▸ Goal:
Skipping all pictures, set down the lines of the listing from the first through the one with "import plotly.graph_objects as go".

Collected material start

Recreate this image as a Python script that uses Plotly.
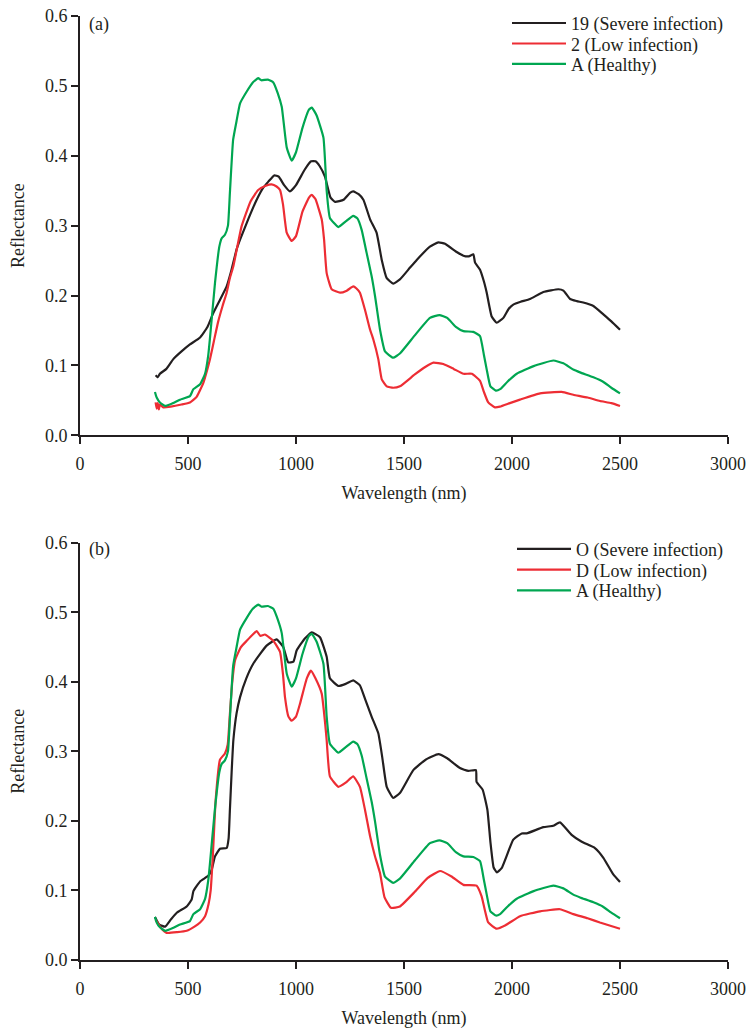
import plotly.graph_objects as go

# ---------------- data ----------------
# Panel (a)
a_black_wl = [350, 360, 370, 400, 432, 470, 509, 556, 590, 617, 650, 679, 700, 725, 741, 780, 818, 850, 872, 900, 920, 945, 972, 1000, 1040, 1070, 1090, 1110, 1134, 1160, 1181, 1220, 1250, 1265, 1290, 1312, 1343, 1373, 1397, 1420, 1450, 1481, 1528, 1559, 1620, 1659, 1690, 1740, 1775, 1800, 1821, 1829, 1852, 1870, 1883, 1906, 1929, 1960, 1985, 2006, 2040, 2083, 2145, 2215, 2238, 2269, 2300, 2330, 2377, 2423, 2460, 2500]
a_black = [0.086, 0.083, 0.088, 0.095, 0.109, 0.120, 0.130, 0.140, 0.155, 0.175, 0.195, 0.213, 0.235, 0.266, 0.280, 0.310, 0.337, 0.355, 0.363, 0.372, 0.370, 0.358, 0.349, 0.358, 0.380, 0.392, 0.392, 0.385, 0.370, 0.340, 0.334, 0.337, 0.347, 0.349, 0.345, 0.337, 0.309, 0.290, 0.251, 0.225, 0.217, 0.223, 0.240, 0.251, 0.270, 0.276, 0.274, 0.263, 0.257, 0.256, 0.259, 0.247, 0.237, 0.220, 0.204, 0.170, 0.161, 0.168, 0.181, 0.187, 0.191, 0.195, 0.205, 0.209, 0.207, 0.195, 0.192, 0.190, 0.185, 0.173, 0.163, 0.151]

a_red_wl = [350, 355, 360, 365, 370, 386, 420, 470, 509, 540, 571, 590, 602, 620, 640, 660, 679, 694, 710, 748, 790, 825, 860, 887, 910, 926, 940, 957, 980, 1000, 1030, 1060, 1073, 1090, 1119, 1130, 1142, 1165, 1204, 1235, 1265, 1280, 1296, 1319, 1343, 1358, 1381, 1397, 1420, 1450, 1481, 1550, 1600, 1636, 1682, 1730, 1775, 1814, 1852, 1870, 1890, 1921, 1944, 1990, 2037, 2130, 2230, 2284, 2350, 2407, 2460, 2500]
a_red = [0.047, 0.038, 0.046, 0.037, 0.044, 0.040, 0.041, 0.044, 0.047, 0.055, 0.075, 0.095, 0.109, 0.135, 0.163, 0.185, 0.204, 0.225, 0.242, 0.299, 0.335, 0.351, 0.357, 0.359, 0.356, 0.351, 0.330, 0.290, 0.278, 0.285, 0.320, 0.340, 0.344, 0.338, 0.309, 0.280, 0.232, 0.209, 0.204, 0.207, 0.213, 0.210, 0.204, 0.180, 0.151, 0.137, 0.109, 0.080, 0.070, 0.068, 0.070, 0.087, 0.098, 0.104, 0.102, 0.095, 0.088, 0.088, 0.078, 0.062, 0.047, 0.040, 0.041, 0.046, 0.051, 0.060, 0.062, 0.058, 0.054, 0.049, 0.046, 0.042]

# Healthy sample A (same in both panels)
healthy_wl = [347, 355, 370, 394, 430, 463, 509, 525, 556, 579, 594, 602, 625, 645, 656, 671, 685, 694, 709, 725, 741, 772, 800, 825, 840, 870, 895, 915, 934, 957, 980, 1000, 1030, 1060, 1073, 1095, 1127, 1142, 1157, 1196, 1230, 1265, 1285, 1304, 1327, 1350, 1366, 1389, 1412, 1450, 1481, 1550, 1620, 1664, 1700, 1740, 1775, 1821, 1852, 1870, 1883, 1900, 1925, 1945, 1980, 2022, 2100, 2191, 2238, 2284, 2315, 2377, 2420, 2460, 2500]
healthy = [0.062, 0.054, 0.047, 0.042, 0.046, 0.051, 0.056, 0.066, 0.073, 0.088, 0.115, 0.140, 0.218, 0.270, 0.282, 0.287, 0.300, 0.347, 0.423, 0.450, 0.475, 0.492, 0.505, 0.511, 0.508, 0.509, 0.505, 0.490, 0.470, 0.412, 0.393, 0.405, 0.440, 0.466, 0.469, 0.458, 0.426, 0.350, 0.311, 0.298, 0.306, 0.314, 0.310, 0.294, 0.261, 0.228, 0.199, 0.151, 0.120, 0.111, 0.117, 0.143, 0.168, 0.172, 0.168, 0.155, 0.149, 0.148, 0.142, 0.115, 0.094, 0.070, 0.064, 0.066, 0.077, 0.088, 0.099, 0.107, 0.103, 0.094, 0.090, 0.083, 0.077, 0.068, 0.060]

# Panel (b)
b_black_wl = [347, 367, 394, 420, 448, 494, 517, 525, 556, 594, 610, 625, 648, 679, 688, 694, 702, 710, 725, 741, 770, 802, 864, 910, 941, 964, 988, 1003, 1040, 1073, 1111, 1142, 1157, 1196, 1230, 1265, 1296, 1320, 1350, 1381, 1400, 1420, 1450, 1481, 1543, 1600, 1659, 1700, 1759, 1798, 1833, 1836, 1864, 1886, 1900, 1915, 1930, 1952, 2006, 2045, 2068, 2145, 2191, 2222, 2276, 2323, 2384, 2423, 2469, 2500]
b_black = [0.062, 0.051, 0.048, 0.058, 0.068, 0.077, 0.087, 0.099, 0.113, 0.121, 0.130, 0.149, 0.160, 0.161, 0.175, 0.216, 0.270, 0.316, 0.355, 0.378, 0.405, 0.426, 0.452, 0.461, 0.450, 0.428, 0.429, 0.445, 0.462, 0.471, 0.464, 0.436, 0.405, 0.394, 0.397, 0.402, 0.395, 0.375, 0.350, 0.326, 0.290, 0.249, 0.233, 0.240, 0.273, 0.288, 0.296, 0.290, 0.276, 0.272, 0.273, 0.256, 0.245, 0.216, 0.170, 0.133, 0.126, 0.132, 0.173, 0.182, 0.182, 0.191, 0.193, 0.198, 0.180, 0.170, 0.161, 0.147, 0.123, 0.112]

b_red_wl = [350, 375, 401, 450, 494, 530, 556, 579, 595, 605, 615, 628, 648, 671, 684, 694, 705, 718, 745, 772, 800, 818, 835, 856, 895, 926, 940, 949, 965, 980, 1000, 1019, 1050, 1069, 1090, 1119, 1135, 1142, 1157, 1196, 1230, 1265, 1296, 1320, 1343, 1365, 1389, 1410, 1440, 1481, 1550, 1610, 1667, 1720, 1775, 1836, 1859, 1890, 1929, 1970, 2037, 2130, 2222, 2284, 2350, 2407, 2500]
b_red = [0.058, 0.046, 0.039, 0.040, 0.042, 0.048, 0.054, 0.063, 0.080, 0.100, 0.150, 0.230, 0.288, 0.297, 0.310, 0.354, 0.400, 0.431, 0.450, 0.459, 0.468, 0.473, 0.466, 0.468, 0.459, 0.443, 0.410, 0.378, 0.350, 0.344, 0.350, 0.369, 0.405, 0.416, 0.405, 0.383, 0.340, 0.316, 0.264, 0.249, 0.255, 0.264, 0.249, 0.215, 0.178, 0.150, 0.125, 0.090, 0.075, 0.077, 0.098, 0.118, 0.128, 0.120, 0.108, 0.107, 0.092, 0.054, 0.045, 0.050, 0.063, 0.070, 0.073, 0.066, 0.060, 0.054, 0.045]

y_ticks = [0.0, 0.1, 0.2, 0.3, 0.4, 0.5, 0.6]
y_tick_text = ["0.0", "0.1", "0.2", "0.3", "0.4", "0.5", "0.6"]
x_ticks = [0, 500, 1000, 1500, 2000, 2500, 3000]

names_a = ["19 (Severe infection)", "2 (Low infection)", "A (Healthy)"]
names_b = ["O (Severe infection)", "D (Low infection)", "A (Healthy)"]

# ---------------- style ----------------
BLACK = "#231f20"
RED = "#ed2d34"
GREEN = "#00a651"
FONT = "Liberation Serif"
TXT = "#231f20"
FS = 18

W, H = 749, 1030
ML, MR, MT, MB = 80, 21, 16, 69.5
PW = W - ML - MR
PH = H - MT - MB
A_BOTTOM = 435.5   # pixel of y=0 in panel (a)
B_TOP = 543.0      # pixel of y=0.6 in panel (b)

def py(p):  # pixel row -> paper y
    return (H - MB - p) / PH

def px(p):  # pixel col -> paper x
    return (p - ML) / PW

fig = go.Figure()

legend_rows = [
    ("legend", 23.3, 515), ("legend2", 43.8, 515), ("legend3", 64.3, 515),
    ("legend4", 549.5, 520), ("legend5", 570.2, 520), ("legend6", 591.0, 520),
]

def add(x, y, name, color, xa, ya, legend):
    fig.add_trace(go.Scatter(
        x=x, y=y, name=name, mode="lines",
        line=dict(color=color, width=2.2, shape="spline", smoothing=0.4),
        xaxis=xa, yaxis=ya, legend=legend,
    ))

add(a_black_wl, a_black, names_a[0], BLACK, "x", "y", "legend")
add(a_red_wl, a_red, names_a[1], RED, "x", "y", "legend2")
add(healthy_wl, healthy, names_a[2], GREEN, "x", "y", "legend3")
add(b_black_wl, b_black, names_b[0], BLACK, "x2", "y2", "legend4")
add(b_red_wl, b_red, names_b[1], RED, "x2", "y2", "legend5")
add(healthy_wl, healthy, names_b[2], GREEN, "x2", "y2", "legend6")

axis_common = dict(
    showline=True, linecolor=BLACK, linewidth=2,
    ticks="outside", ticklen=7, tickwidth=2, tickcolor=BLACK,
    showgrid=False, zeroline=False, mirror=False, automargin=False,
    tickfont=dict(family=FONT, size=FS, color=TXT),
)

xa = dict(axis_common, range=[0, 3000], tickvals=x_ticks, ticklabelstandoff=4,
          title=dict(text="Wavelength (nm)", font=dict(family=FONT, size=FS, color=TXT), standoff=14))
ya = dict(axis_common, range=[0, 0.6], tickvals=y_ticks, ticktext=y_tick_text,
          title=dict(text="Reflectance", font=dict(family=FONT, size=FS, color=TXT), standoff=16))

layout_legends = {}
for key, row, xline in legend_rows:
    layout_legends[key] = dict(
        x=px(xline - 8), xanchor="left", y=py(row), yanchor="middle",
        bgcolor="rgba(0,0,0,0)", font=dict(family=FONT, size=FS, color=TXT),
        itemwidth=54, tracegroupgap=0,
    )

fig.update_layout(
    width=W, height=H,
    margin=dict(l=ML, r=MR, t=MT, b=MB, autoexpand=False),
    paper_bgcolor="white", plot_bgcolor="white",
    font=dict(family=FONT, size=FS, color=TXT),
    xaxis=dict(xa, domain=[0, 1], anchor="y"),
    yaxis=dict(ya, domain=[py(A_BOTTOM), 1], anchor="x"),
    xaxis2=dict(xa, domain=[0, 1], anchor="y2"),
    yaxis2=dict(ya, domain=[0, py(B_TOP)], anchor="x2"),
    showlegend=True,
    annotations=[
        dict(text="(a)", xref="paper", yref="paper", x=px(87), y=py(25), xanchor="left", yanchor="middle",
             showarrow=False, font=dict(family=FONT, size=FS, color=TXT)),
        dict(text="(b)", xref="paper", yref="paper", x=px(87), y=py(550), xanchor="left", yanchor="middle",
             showarrow=False, font=dict(family=FONT, size=FS, color=TXT)),
    ],
    **layout_legends,
)

fig.write_html("out.html", config={"displayModeBar": False},
               post_script="document.body.style.margin='0px';")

Collected material end

▸ Result of the task:
Recreate this image as a Python script that uses Plotly.
import plotly.graph_objects as go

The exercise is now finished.